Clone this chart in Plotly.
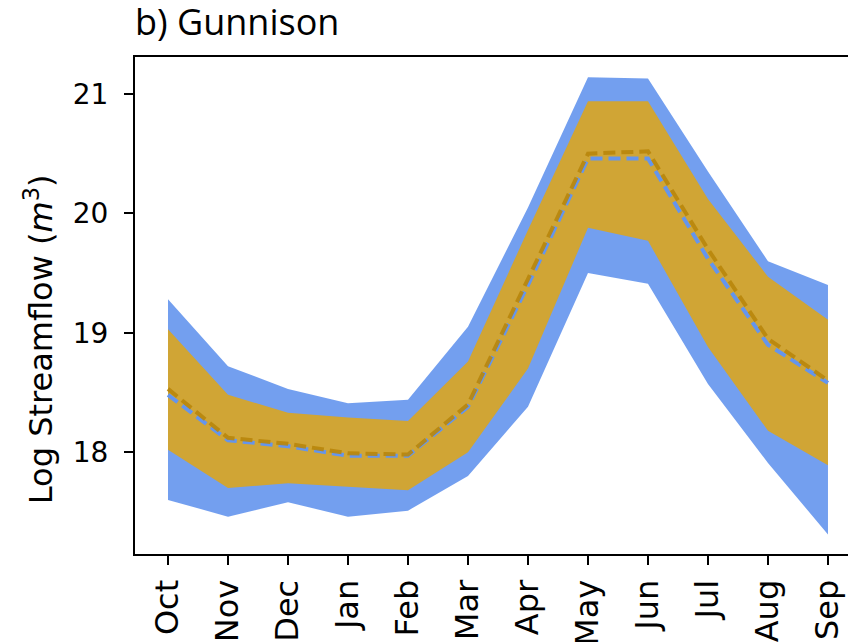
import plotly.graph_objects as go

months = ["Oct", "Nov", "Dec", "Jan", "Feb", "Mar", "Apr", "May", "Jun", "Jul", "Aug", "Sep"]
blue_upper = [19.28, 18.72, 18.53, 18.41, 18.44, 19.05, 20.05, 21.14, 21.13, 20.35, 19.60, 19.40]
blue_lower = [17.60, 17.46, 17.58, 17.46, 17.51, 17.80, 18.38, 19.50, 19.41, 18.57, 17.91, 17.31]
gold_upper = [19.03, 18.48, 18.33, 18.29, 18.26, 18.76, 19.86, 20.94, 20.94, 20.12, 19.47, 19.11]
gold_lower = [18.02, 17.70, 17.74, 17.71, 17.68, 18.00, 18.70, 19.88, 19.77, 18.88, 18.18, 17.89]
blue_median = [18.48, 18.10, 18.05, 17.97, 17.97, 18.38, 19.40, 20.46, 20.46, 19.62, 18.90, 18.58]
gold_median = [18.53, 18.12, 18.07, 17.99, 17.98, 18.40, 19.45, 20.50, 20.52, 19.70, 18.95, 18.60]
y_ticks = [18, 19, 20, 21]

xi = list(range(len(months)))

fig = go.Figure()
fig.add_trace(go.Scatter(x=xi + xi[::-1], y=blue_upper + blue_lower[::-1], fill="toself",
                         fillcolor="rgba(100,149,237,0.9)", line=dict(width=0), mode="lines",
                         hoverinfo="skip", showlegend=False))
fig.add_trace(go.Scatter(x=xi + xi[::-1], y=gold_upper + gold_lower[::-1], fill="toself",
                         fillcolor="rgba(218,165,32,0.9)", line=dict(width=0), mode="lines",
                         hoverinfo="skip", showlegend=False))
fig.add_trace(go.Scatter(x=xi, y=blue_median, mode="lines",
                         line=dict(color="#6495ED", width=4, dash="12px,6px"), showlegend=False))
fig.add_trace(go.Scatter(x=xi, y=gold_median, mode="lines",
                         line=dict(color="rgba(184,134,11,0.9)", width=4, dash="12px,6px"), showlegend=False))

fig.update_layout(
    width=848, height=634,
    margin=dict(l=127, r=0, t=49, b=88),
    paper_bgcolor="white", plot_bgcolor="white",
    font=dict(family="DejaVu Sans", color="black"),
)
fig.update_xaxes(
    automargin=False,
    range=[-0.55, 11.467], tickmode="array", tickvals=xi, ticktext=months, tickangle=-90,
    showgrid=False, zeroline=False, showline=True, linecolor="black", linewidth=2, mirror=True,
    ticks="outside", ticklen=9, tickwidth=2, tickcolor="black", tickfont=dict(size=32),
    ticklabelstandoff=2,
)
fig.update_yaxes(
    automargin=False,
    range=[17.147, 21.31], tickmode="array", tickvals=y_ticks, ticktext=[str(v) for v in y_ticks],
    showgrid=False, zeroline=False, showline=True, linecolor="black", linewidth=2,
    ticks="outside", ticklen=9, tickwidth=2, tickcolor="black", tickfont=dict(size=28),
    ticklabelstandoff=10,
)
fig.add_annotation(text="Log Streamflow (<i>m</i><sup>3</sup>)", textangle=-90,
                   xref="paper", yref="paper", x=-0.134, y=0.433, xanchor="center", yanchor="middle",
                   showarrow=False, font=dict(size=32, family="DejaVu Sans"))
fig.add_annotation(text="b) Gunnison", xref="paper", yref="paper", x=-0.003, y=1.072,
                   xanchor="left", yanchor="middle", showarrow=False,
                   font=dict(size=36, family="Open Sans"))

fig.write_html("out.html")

* * *

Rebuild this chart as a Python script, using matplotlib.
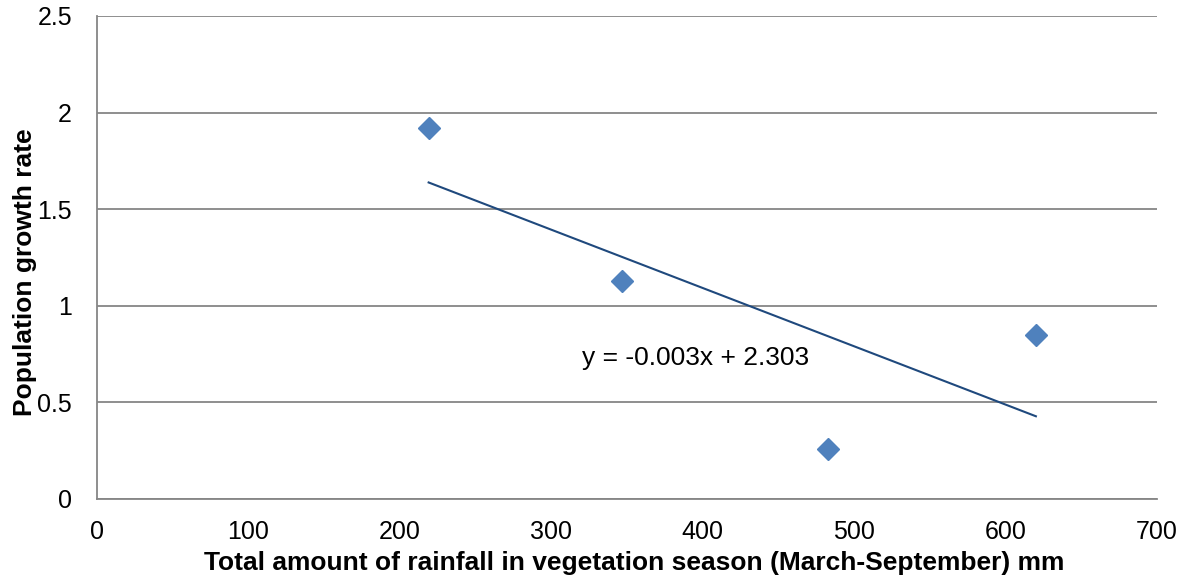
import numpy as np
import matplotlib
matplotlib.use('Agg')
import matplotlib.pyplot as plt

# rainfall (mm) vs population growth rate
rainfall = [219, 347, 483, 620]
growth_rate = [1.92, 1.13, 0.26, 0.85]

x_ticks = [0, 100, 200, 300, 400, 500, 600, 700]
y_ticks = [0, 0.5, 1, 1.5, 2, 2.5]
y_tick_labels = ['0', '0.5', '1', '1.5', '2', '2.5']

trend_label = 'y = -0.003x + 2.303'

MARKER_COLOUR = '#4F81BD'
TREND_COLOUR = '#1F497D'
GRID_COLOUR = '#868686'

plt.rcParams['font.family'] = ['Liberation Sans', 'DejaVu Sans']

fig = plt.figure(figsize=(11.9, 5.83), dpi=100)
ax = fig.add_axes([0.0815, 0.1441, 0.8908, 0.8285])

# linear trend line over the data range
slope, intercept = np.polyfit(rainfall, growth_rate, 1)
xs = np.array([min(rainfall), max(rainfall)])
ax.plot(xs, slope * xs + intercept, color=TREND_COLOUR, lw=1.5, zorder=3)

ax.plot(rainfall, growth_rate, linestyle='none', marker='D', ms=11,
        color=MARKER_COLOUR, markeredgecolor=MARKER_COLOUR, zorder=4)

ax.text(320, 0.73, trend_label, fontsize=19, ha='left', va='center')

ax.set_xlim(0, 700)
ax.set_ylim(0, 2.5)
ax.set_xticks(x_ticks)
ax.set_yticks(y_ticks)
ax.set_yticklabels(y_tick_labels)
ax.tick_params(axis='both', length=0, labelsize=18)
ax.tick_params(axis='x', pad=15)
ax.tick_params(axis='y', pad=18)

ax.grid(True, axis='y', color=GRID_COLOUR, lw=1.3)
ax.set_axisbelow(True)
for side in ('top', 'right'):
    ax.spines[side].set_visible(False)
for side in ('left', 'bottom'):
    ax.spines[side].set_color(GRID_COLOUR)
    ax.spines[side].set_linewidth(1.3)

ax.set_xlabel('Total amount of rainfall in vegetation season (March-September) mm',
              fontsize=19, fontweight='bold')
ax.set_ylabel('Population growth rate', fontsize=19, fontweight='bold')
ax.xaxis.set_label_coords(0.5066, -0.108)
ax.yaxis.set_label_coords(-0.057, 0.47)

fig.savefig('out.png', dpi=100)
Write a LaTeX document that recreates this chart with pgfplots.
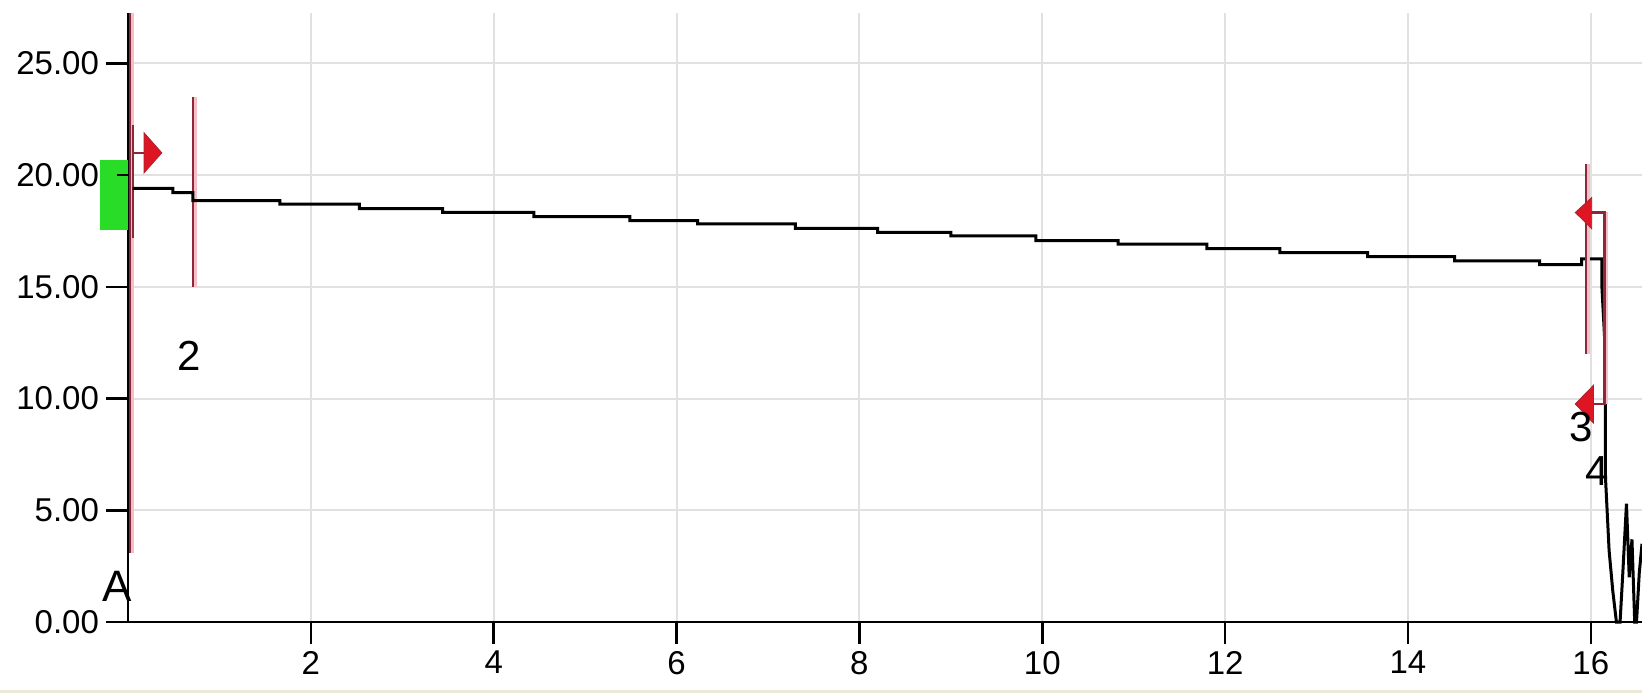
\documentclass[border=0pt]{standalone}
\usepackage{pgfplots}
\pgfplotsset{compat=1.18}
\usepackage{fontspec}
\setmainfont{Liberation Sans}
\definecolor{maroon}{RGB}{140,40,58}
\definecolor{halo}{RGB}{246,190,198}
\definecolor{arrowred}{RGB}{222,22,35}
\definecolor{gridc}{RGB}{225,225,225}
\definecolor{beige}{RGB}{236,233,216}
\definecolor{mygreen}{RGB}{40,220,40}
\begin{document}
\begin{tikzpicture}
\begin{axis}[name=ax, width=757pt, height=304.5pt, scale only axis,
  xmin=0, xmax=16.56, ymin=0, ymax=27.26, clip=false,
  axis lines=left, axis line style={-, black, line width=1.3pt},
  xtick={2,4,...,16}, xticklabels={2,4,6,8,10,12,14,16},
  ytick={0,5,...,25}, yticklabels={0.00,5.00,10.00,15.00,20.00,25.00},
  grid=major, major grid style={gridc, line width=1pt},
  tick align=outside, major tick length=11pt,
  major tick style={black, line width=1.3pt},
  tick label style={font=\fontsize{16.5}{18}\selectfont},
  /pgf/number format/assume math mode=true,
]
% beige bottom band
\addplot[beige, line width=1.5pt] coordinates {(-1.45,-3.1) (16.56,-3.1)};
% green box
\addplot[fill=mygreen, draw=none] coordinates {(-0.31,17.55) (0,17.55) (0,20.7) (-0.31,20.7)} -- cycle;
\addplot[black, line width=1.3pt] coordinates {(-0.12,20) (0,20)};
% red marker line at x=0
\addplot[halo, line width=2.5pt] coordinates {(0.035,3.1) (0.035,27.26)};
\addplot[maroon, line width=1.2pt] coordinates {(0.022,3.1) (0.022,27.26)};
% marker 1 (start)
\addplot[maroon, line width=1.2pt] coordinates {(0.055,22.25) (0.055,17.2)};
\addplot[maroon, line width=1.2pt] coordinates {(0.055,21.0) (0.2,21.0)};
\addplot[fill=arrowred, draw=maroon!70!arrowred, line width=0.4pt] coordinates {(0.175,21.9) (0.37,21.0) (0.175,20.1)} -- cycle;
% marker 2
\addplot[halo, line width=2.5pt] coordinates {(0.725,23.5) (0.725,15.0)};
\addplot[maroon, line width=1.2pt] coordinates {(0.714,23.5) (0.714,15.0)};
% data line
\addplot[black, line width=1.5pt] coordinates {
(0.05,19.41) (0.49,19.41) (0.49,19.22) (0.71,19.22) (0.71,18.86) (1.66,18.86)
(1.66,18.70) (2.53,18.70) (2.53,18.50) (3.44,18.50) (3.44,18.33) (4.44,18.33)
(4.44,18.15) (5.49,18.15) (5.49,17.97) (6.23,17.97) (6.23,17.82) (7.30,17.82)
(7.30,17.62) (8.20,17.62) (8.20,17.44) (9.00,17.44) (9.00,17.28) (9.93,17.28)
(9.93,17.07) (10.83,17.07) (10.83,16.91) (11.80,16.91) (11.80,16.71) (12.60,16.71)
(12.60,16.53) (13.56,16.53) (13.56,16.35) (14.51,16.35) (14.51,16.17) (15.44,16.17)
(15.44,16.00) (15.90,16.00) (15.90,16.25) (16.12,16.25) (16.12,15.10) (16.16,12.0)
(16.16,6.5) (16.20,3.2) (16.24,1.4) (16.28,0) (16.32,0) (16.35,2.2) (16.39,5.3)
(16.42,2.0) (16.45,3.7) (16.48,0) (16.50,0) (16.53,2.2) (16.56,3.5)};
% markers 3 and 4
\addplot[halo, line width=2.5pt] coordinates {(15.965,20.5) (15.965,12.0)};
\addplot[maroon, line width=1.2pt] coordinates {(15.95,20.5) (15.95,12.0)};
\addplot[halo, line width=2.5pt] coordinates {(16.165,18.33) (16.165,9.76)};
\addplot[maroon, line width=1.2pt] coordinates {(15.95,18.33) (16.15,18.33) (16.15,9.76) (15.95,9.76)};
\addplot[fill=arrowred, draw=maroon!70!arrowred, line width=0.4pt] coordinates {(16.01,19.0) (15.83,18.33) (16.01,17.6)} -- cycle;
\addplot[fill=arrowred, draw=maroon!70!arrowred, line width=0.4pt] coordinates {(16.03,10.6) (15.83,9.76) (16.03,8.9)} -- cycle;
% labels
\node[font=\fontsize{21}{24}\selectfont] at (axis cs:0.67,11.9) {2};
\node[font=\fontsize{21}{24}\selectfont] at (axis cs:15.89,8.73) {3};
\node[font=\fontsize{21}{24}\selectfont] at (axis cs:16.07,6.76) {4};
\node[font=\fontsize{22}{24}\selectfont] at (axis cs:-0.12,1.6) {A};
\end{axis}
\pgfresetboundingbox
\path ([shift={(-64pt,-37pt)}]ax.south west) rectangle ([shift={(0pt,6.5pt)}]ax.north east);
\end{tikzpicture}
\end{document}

# Instructions for the task
Select all lines in the listing above where the word "chart" appears, and show them.

# The completed task
Clone this chart in Plotly.
Rebuild this chart as a Python script, using matplotlib.
Write a LaTeX document that recreates this chart with pgfplots.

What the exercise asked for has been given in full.